Thousands protest as Taiwan’s parliament passes contested reforms

TAIPEI (Reuters): Thousands of people protested outside Taiwan’s parliament on Tuesday after it passed a reform package to increase oversight of the government pushed by the opposition but opposed by the ruling party, which did not have the numbers to block it.

The peaceful protests, and sometimes violent confrontations in parliament over the reforms, have been taking place against a backdrop of broader concern about efforts by China, which views Taiwan as its own territory, to influence the island’s politics.

The Democratic Progressive Party’s (DPP) Lai Ching-te won the presidency in January elections, but the party lost its majority in parliament. Taiwan’s main opposition party, the Kuomintang (KMT), along with the small Taiwan People’s Party, together have the most seats.

The parliament reforms give lawmakers the power to ask the military, private companies or individuals to disclose information deemed relevant by parliamentarians.

They also criminalize contempt of parliament by government officials, and require the president to give regular reports to parliament and answer lawmakers’ questions, which would be a first for Taiwan.

The DPP says the reforms were forced through without proper consultation and their content either vague or an over-reach of power, and on Tuesday its lawmakers threw garbage bags and paper planes at their opposition counterparts.

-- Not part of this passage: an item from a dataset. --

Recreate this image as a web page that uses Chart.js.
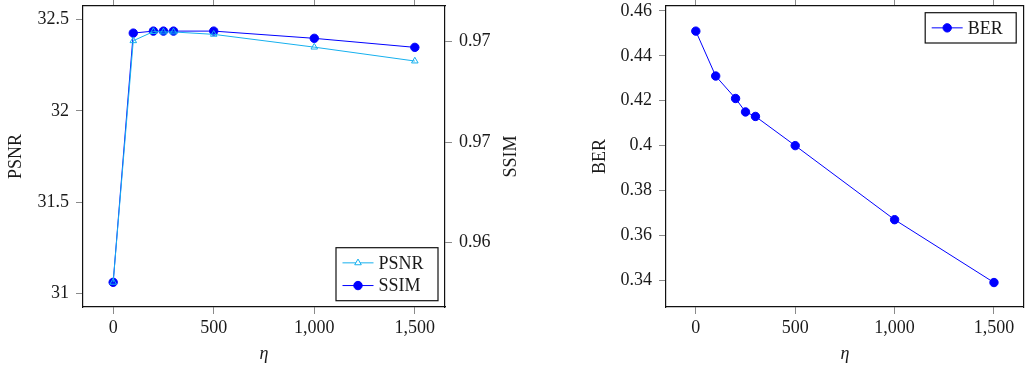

“You can seize parliament but you cannot seize public opinion,” DPP parliament leader Ker Chien-ming said in an address to the chamber, adding that Beijing had influenced Taiwanese politics.

Opposition lawmakers, holding sun-shaped balloons, shouted “let sunlight into parliament.” Both parties covered the chamber with banners.

The KMT has denounced the DPP for trying to “paint them red,” the color of China’s Communist Party, and says the DPP is trying to stymie efforts to investigate corruption cases and sow unfounded fears about the reforms.

Outside parliament, protesters showed their anger at the reforms being passed, and also shouted “refuse Chinese political interference,” among other slogans.

“This is the people’s voice,” said Zheng Hung-gun, 33, who works in the food industry. “Taiwanese are not afraid of enemies from outside but we are worried about our internal enemies.”

On Friday night, tens of thousands thronged the roads around parliament protesting the reforms.

Several senior KMT leaders have visited China this year, in what the party says is an effort to keep lines of communication open. It denies being pro-Beijing.

China refuses to speak to Lai or the DPP, saying they are “separatists.” Lai says only Taiwan’s people can decide their future and has repeatedly offered talks with China, but been rebuffed.